Illinois' first case of a more contagious COVID-19 variant from Brazil has been identified in a patient in Chicago.
- As essential workers and people over 65 begin to get vaccinated this week, infectious disease doctors say, rolling out the vaccine quickly is a must to prevent more COVID variants from developing. Already, many have surfaced in the United States, including Illinois.
RICHARD NOVAK: Fortunately, it doesn't mutate as rapidly as influenza does. But because there are so many people who are infected and at risk for infection, we're allowing the virus to develop these variants.
- UIC Infectious Disease Head Dr. Richard Novak says, some of the variants are more contagious and are not protected by natural immunity.

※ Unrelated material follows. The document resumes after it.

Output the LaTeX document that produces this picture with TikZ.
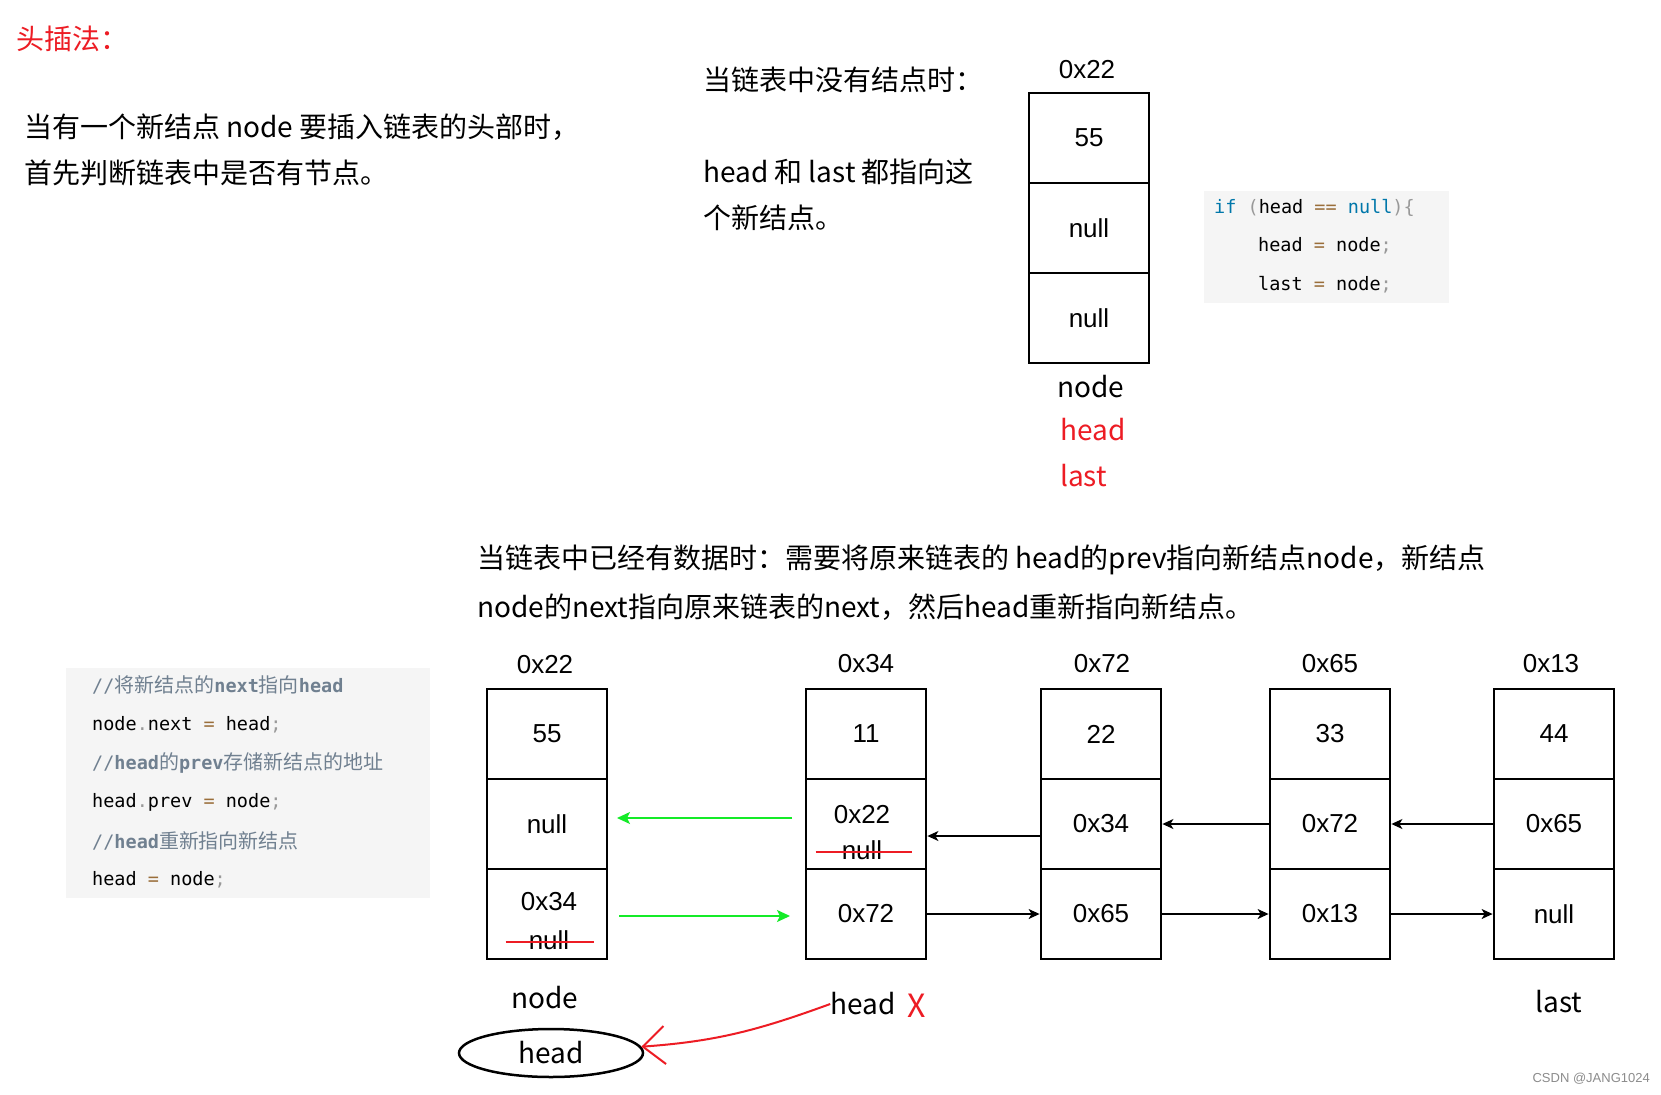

RICHARD NOVAK: Once somebody has had the infection, they make their own antibodies. Those antibodies don't seem to protect against reinfection with these new variants, both the Brazilian and the South African variants.
- There is also concern current vaccines may not be as effective against the new variants, but doctors say, they are effective enough to protect people.

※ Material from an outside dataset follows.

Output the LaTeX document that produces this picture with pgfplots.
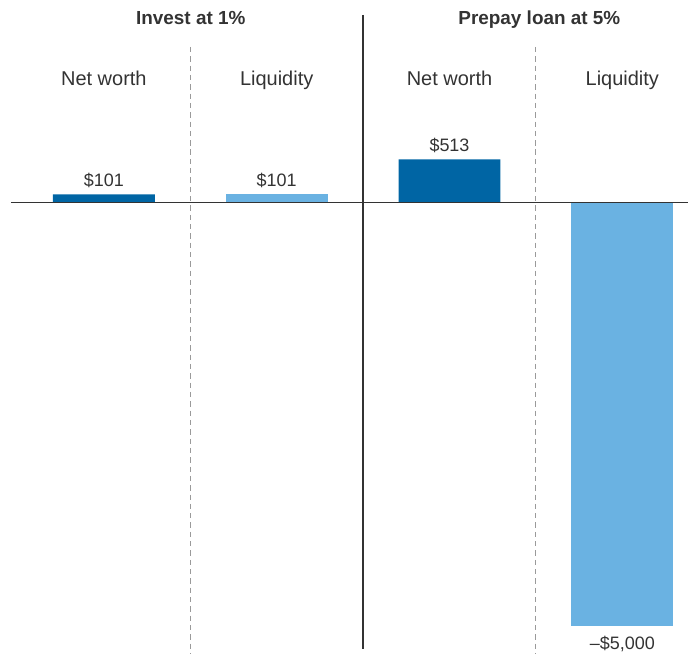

ALLISON BARTLETT: These vaccines from the outset were amazingly effective. You know, 95% was beyond our wildest dreams of what we were expecting, and any incremental decrease in these vaccines is still a significant amount of protection.
- Doctors say, the key is staying one step ahead of the variants. Moderna and Pfizer are already working on boosters.

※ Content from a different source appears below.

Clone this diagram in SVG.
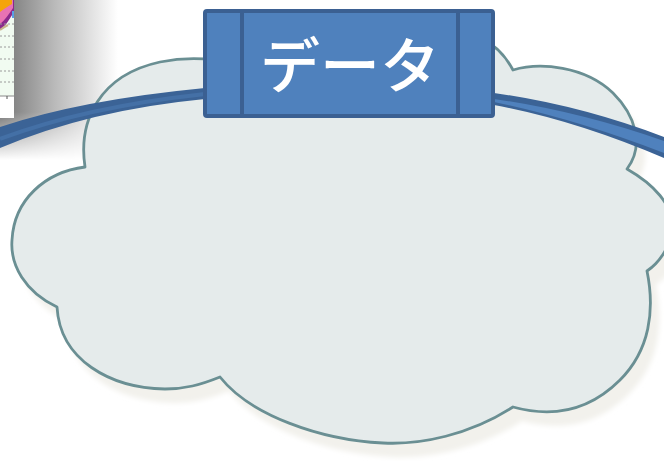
<svg xmlns="http://www.w3.org/2000/svg" width="664" height="461" viewBox="0 0 664 461">
  <style>
    .cloud { fill: #e5ebeb; stroke: #6a8f93; stroke-width: 2.8; stroke-linejoin: round; }
    .cloud-shadow { fill: #f2f1ec; }
    .ribbon-dark { fill: #3b6396; }
    .ribbon-light { fill: #4f81bd; }
    .box { fill: #4f81bd; stroke: #3b6092; stroke-width: 4; }
    .divider { stroke: #3b6092; stroke-width: 4; }
    .label { font-family: "Noto Sans CJK JP", "Noto Sans", sans-serif; font-size: 60px; font-weight: 500; fill: #ffffff; }
    .grid { stroke: #9a9a9a; stroke-width: 1; stroke-dasharray: 2 2; }
  </style>
  <defs>
    <linearGradient id="shadowH" x1="0" y1="0" x2="1" y2="0">
      <stop offset="0" stop-color="#747474"/>
      <stop offset="0.45" stop-color="#b8b8b8"/>
      <stop offset="1" stop-color="#ffffff"/>
    </linearGradient>
    <linearGradient id="fadeV" x1="0" y1="0" x2="0" y2="1">
      <stop offset="0" stop-color="#ffffff"/>
      <stop offset="0.7" stop-color="#ffffff"/>
      <stop offset="1" stop-color="#000000"/>
    </linearGradient>
    <mask id="shadowMask">
      <rect x="0" y="0" width="120" height="160" fill="url(#fadeV)"/>
    </mask>
    <filter id="blur" x="-5%" y="-5%" width="110%" height="110%">
      <feGaussianBlur stdDeviation="2.5"/>
    </filter>
    <path id="cloudPath" d="M57,307 C25,292 10,265 12,240 C14,200 45,172 85,167 C78,120 100,75 160,62 C180,58 200,58 215,60 C300,20 420,20 483,40 C495,45 505,55 513,70 C540,62 585,66 613,93 C635,115 645,145 627,169 C655,185 672,205 672,225 C672,245 660,262 647,271 C655,310 650,350 620,380 C595,405 560,420 513,407 C470,435 420,445 383,443 C320,440 250,415 220,377 C200,385 185,389 165,389 C110,388 60,360 57,307 Z"/>
  </defs>

  <rect width="664" height="461" fill="#ffffff"/>

  <g id="screenshot">
    <rect x="0" y="0" width="118" height="160" fill="url(#shadowH)" mask="url(#shadowMask)"/>
    <rect x="0" y="0" width="14" height="118" fill="#ffffff"/>
    <rect x="0" y="0" width="14" height="96" fill="#f1fbf1"/>
    <path d="M0,0 H14 V12 C10,18 6,26 0,30 Z" fill="#8a2a8c"/>
    <path d="M0,0 H13 V8 C9,14 5,20 0,24 Z" fill="#e873b3"/>
    <path d="M0,0 H12 V4 C8,6 4,9 0,12 Z" fill="#f5a40c"/>
    <rect x="12" y="11" width="2" height="7" fill="#5aa0e6"/>
    <path d="M0,30 C4,27 6,26 8,25" stroke="#c8b48c" stroke-width="2" fill="none"/>
    <line class="grid" x1="0" y1="24" x2="14" y2="24"/>
    <line class="grid" x1="0" y1="36" x2="14" y2="36"/>
    <line class="grid" x1="0" y1="47" x2="14" y2="47"/>
    <line class="grid" x1="0" y1="59" x2="14" y2="59"/>
    <line class="grid" x1="0" y1="71" x2="14" y2="71"/>
    <line class="grid" x1="0" y1="82" x2="14" y2="82"/>
    <line x1="0" y1="96" x2="14" y2="96" stroke="#8a8a8a" stroke-width="1"/>
    <line x1="7" y1="96" x2="7" y2="99" stroke="#555" stroke-width="1"/>
  </g>

  <g id="cloud">
    <use href="#cloudPath" class="cloud-shadow" transform="translate(9,14)" filter="url(#blur)"/>
    <use href="#cloudPath" class="cloud"/>
  </g>

  <g id="connectors">
    <path class="ribbon-dark" d="M0,127 Q80,100 205,88 L205,99 Q90,110 0,148 Z"/>
    <path d="M0,139 Q85,107 205,94" fill="none" stroke="#4470a6" stroke-width="4"/>
    <path class="ribbon-dark" d="M494,93 Q580,105 664,137 L664,158 Q575,120 494,105 Z"/>
    <path class="ribbon-light" d="M494,99 Q578,111 664,141 L664,153 Q576,119 494,102 Z"/>
  </g>

  <g id="data-box">
    <rect class="box" x="205" y="11" width="288" height="105" rx="2"/>
    <line class="divider" x1="242" y1="11" x2="242" y2="116"/>
    <line class="divider" x1="458" y1="11" x2="458" y2="116"/>
    <text class="label" x="350" y="88" text-anchor="middle">データ</text>
  </g>
</svg>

ALLISON BARTLETT: The need for boosters in the coming years was sort of a given for these vaccines given the uncertainty on the duration of immunity.
SARAH SCHULTE: University of Chicago's Dr. Alison Bartlett says, the advantage of the current mRNA vaccines is tweaking them through technology can be done much more quickly compared to a flu vaccine.
And because vaccines are part of the solution, and it's going to take a while before everyone is vaccinated, doctors say, these new variants are just a reminder of how important it is to double down on all the protocols we've been living with for the past few months. Sarah Shulte, ABC 7, Eyewitness News.